Perhaps above all, one can say that Crimson Peak is allergic to subtlety. At times that’s a strength; del Toro’s willingness to lay the dramatic tension on comically thick in the film’s first act, as Edith falls head over heels for Thomas, creates comedy where a more pretentious film might’ve felt tedious. And by the end, Chastain’s unhinged performance runs away with the show. At other points, though, a little more coyness would have come in handy; in an ironic twist, the least compelling facet of this ghost movie are the actual ghosts, enhanced with CGI that makes them look gauche next to the other, gorgeously executed practical effects.

That said, it cannot be overstated how stunning Crimson Peak’s visuals are.
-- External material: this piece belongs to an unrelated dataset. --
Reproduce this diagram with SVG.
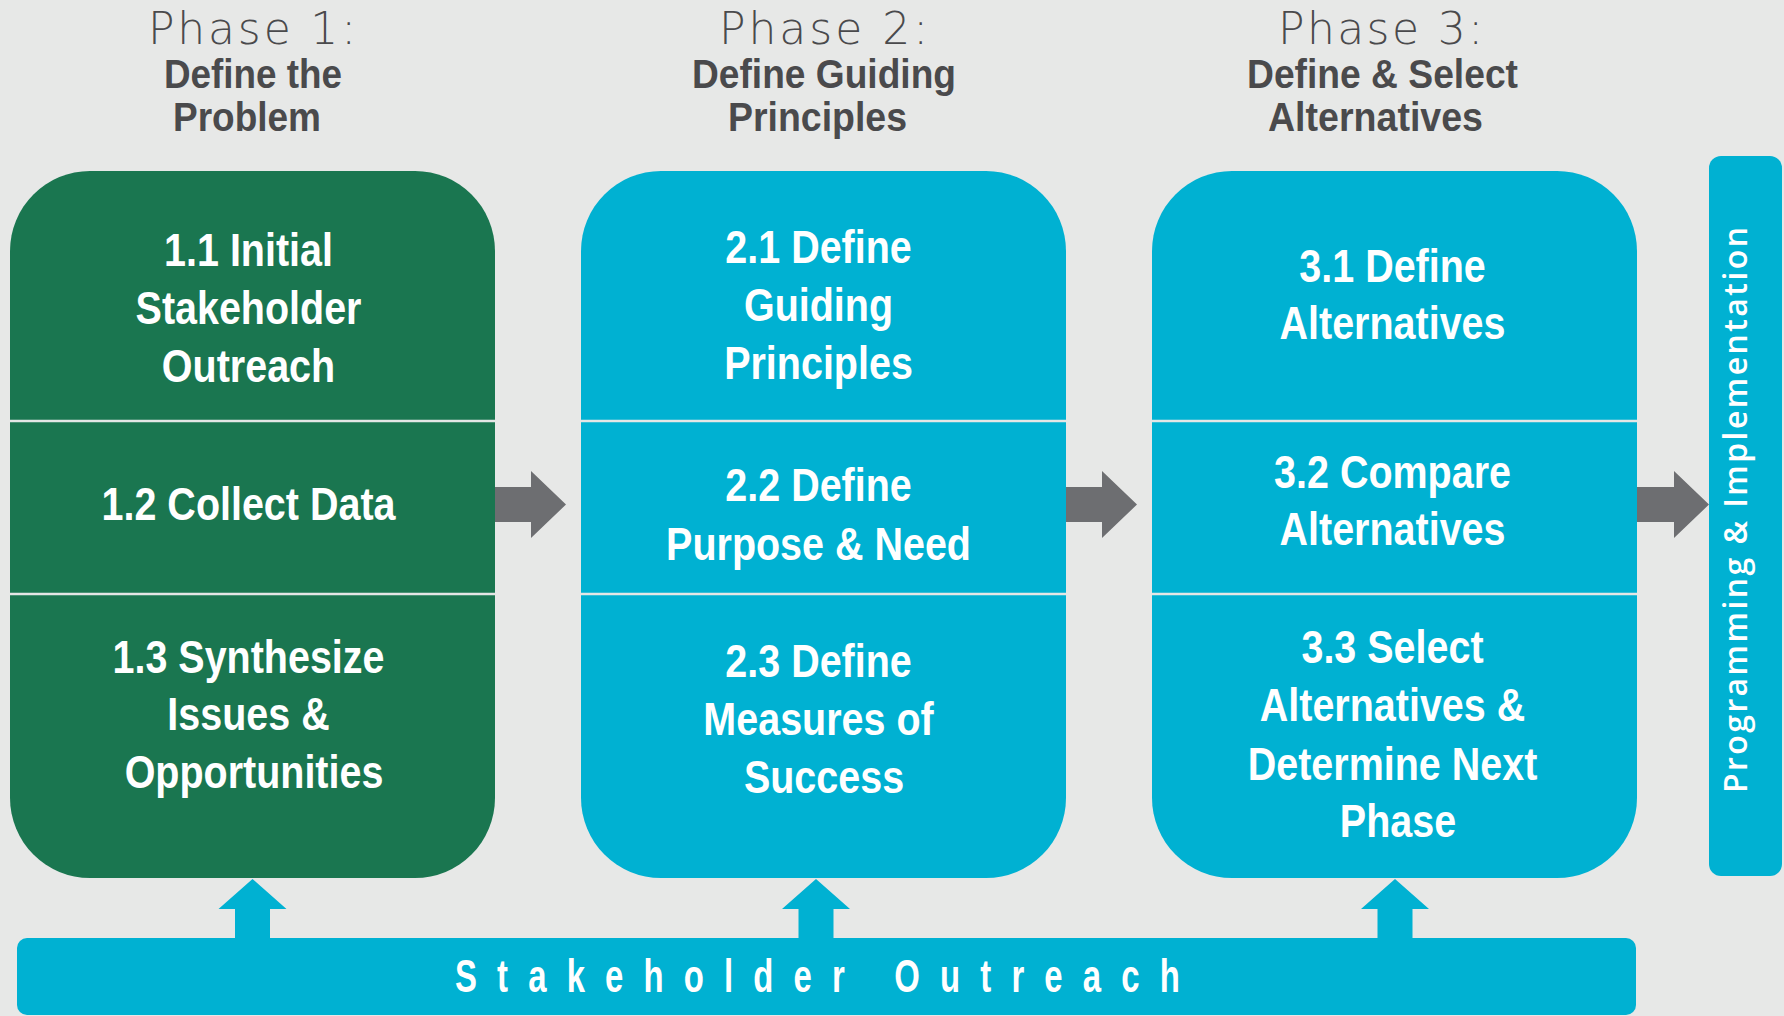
<svg xmlns="http://www.w3.org/2000/svg" width="1784" height="1016" viewBox="0 0 1784 1016">
<style>
.ph{font-family:"DejaVu Sans","Open Sans",sans-serif;font-weight:200;font-size:44px;fill:#4a4a4c;text-anchor:middle}
.tt{font-family:"Liberation Sans",Arial,sans-serif;font-weight:700;font-size:40px;fill:#4a4a4c;text-anchor:middle}
.bx{font-family:"Liberation Sans",Arial,sans-serif;font-weight:700;font-size:47px;fill:#ffffff;text-anchor:middle}
.div{stroke:#e4e6e5;stroke-width:2.5}
.green{fill:#1a7650}
.blue{fill:#00b1d2}
.garrow{fill:#6d6e71}
.barrow{fill:#00b1d2}
.vt{font-family:"Open Sans","DejaVu Sans",sans-serif;font-weight:600;font-size:32px;fill:#ffffff;text-anchor:middle}
.so{font-family:"Liberation Sans",Arial,sans-serif;font-weight:700;font-size:47px;fill:#ffffff}
</style>
<rect width="1784" height="1016" fill="#e7e8e7"/>

<g id="phase1">
<text class="ph" x="252" y="44" textLength="208" lengthAdjust="spacing">Phase 1:</text>
<text class="tt" x="253" y="88" textLength="178" lengthAdjust="spacingAndGlyphs">Define the</text>
<text class="tt" x="247" y="131" textLength="148" lengthAdjust="spacingAndGlyphs">Problem</text>
<rect class="green" x="10" y="171" width="485" height="707" rx="80"/>
<line class="div" x1="10" y1="421" x2="495" y2="421"/>
<line class="div" x1="10" y1="594" x2="495" y2="594"/>
<text class="bx" transform="translate(254 0) scale(0.84 1)">
<tspan x="0" y="266">1.1 Initial</tspan>
<tspan x="0" y="324">Stakeholder</tspan>
<tspan x="0" y="382">Outreach</tspan>
<tspan x="0" y="520">1.2 Collect Data</tspan>
<tspan x="0" y="673">1.3 Synthesize</tspan>
<tspan x="0" y="730">Issues &amp;</tspan>
<tspan x="0" y="788">Opportunities</tspan>
</text>
</g>

<g id="phase2">
<text class="ph" x="823.5" y="44" textLength="209" lengthAdjust="spacing">Phase 2:</text>
<text class="tt" x="824" y="88" textLength="264" lengthAdjust="spacingAndGlyphs">Define Guiding</text>
<text class="tt" x="817.5" y="131" textLength="179" lengthAdjust="spacingAndGlyphs">Principles</text>
<rect class="blue" x="581" y="171" width="485" height="707" rx="80"/>
<line class="div" x1="581" y1="421" x2="1066" y2="421"/>
<line class="div" x1="581" y1="594" x2="1066" y2="594"/>
<text class="bx" transform="translate(824 0) scale(0.84 1)">
<tspan x="0" y="263">2.1 Define</tspan>
<tspan x="0" y="321">Guiding</tspan>
<tspan x="0" y="379">Principles</tspan>
<tspan x="0" y="501">2.2 Define</tspan>
<tspan x="0" y="560">Purpose &amp; Need</tspan>
<tspan x="0" y="677">2.3 Define</tspan>
<tspan x="0" y="735">Measures of</tspan>
<tspan x="0" y="793">Success</tspan>
</text>
</g>

<g id="phase3">
<text class="ph" x="1380.5" y="44" textLength="205" lengthAdjust="spacing">Phase 3:</text>
<text class="tt" x="1382.5" y="88" textLength="271" lengthAdjust="spacingAndGlyphs">Define &amp; Select</text>
<text class="tt" x="1375.5" y="131" textLength="215" lengthAdjust="spacingAndGlyphs">Alternatives</text>
<rect class="blue" x="1152" y="171" width="485" height="707" rx="80"/>
<line class="div" x1="1152" y1="421" x2="1637" y2="421"/>
<line class="div" x1="1152" y1="594" x2="1637" y2="594"/>
<text class="bx" transform="translate(1398 0) scale(0.84 1)">
<tspan x="0" y="282">3.1 Define</tspan>
<tspan x="0" y="339">Alternatives</tspan>
<tspan x="0" y="488">3.2 Compare</tspan>
<tspan x="0" y="545">Alternatives</tspan>
<tspan x="0" y="663">3.3 Select</tspan>
<tspan x="0" y="721">Alternatives &amp;</tspan>
<tspan x="0" y="780">Determine Next</tspan>
<tspan x="0" y="837">Phase</tspan>
</text>
</g>

<g id="implementation">
<rect class="blue" x="1709" y="156" width="73" height="720" rx="12"/>
<text class="vt" transform="translate(1747 510) rotate(-90)" x="0" y="0" textLength="566" lengthAdjust="spacing">Programming &amp; Implementation</text>
</g>

<g id="outreach">
<rect class="blue" x="17" y="938" width="1619" height="77" rx="10"/>
<text class="so" transform="translate(455 992) scale(0.7 1)" letter-spacing="28.8" x="0" y="0">Stakeholder Outreach</text>
</g>

<g id="connectors">
<polygon class="garrow" points="495,487 531,487 531,471 566,504.5 531,538 531,522 495,522"/>
<polygon class="garrow" points="1066,487 1102,487 1102,471 1137,504.5 1102,538 1102,522 1066,522"/>
<polygon class="garrow" points="1637,487 1674,487 1674,471 1709,504.5 1674,538 1674,522 1637,522"/>
<polygon class="barrow" points="235,940 235,909 218.5,909 252.5,879 286.5,909 270,909 270,940"/>
<polygon class="barrow" points="798.5,940 798.5,909 782,909 816,879 850,909 833.5,909 833.5,940"/>
<polygon class="barrow" points="1377.5,940 1377.5,909 1361,909 1395,879 1429,909 1412.5,909 1412.5,940"/>
</g>
</svg>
Production designer Thomas E. Sanders’s haunted house is a shadowy fortress decorated in decay. Its ceiling has caved in to the elements, allowing the seasons—autumn leaves, winter snow—to mark the unstoppable passage of time on the rotting floors below. The mansion is sinking, its floors sagging to reveal the oozing clay beneath. Doused in emerald greens and rusty reds, the house—like its owners—is eroded decadence incarnate. Its drafty breaths are a groaning nod to a past that refuses to let go.

With so many of us trapped at home for far longer than we’d like, there’s something to be said for a lusciously designed chamber piece that explores, among many themes, love and isolation. And thanks to the not-so-scary ghosts, even the most sensitive of horror viewers can watch with confidence. In other words: There’s no excuse not to give this ghost story a chance to haunt you.

Crimson Peak is available to stream on Cinemax, and to rent on Amazon.

Correction: This article has been amended to note that the ghosts in Crimson Peak were not created with CGI, but enhanced with it.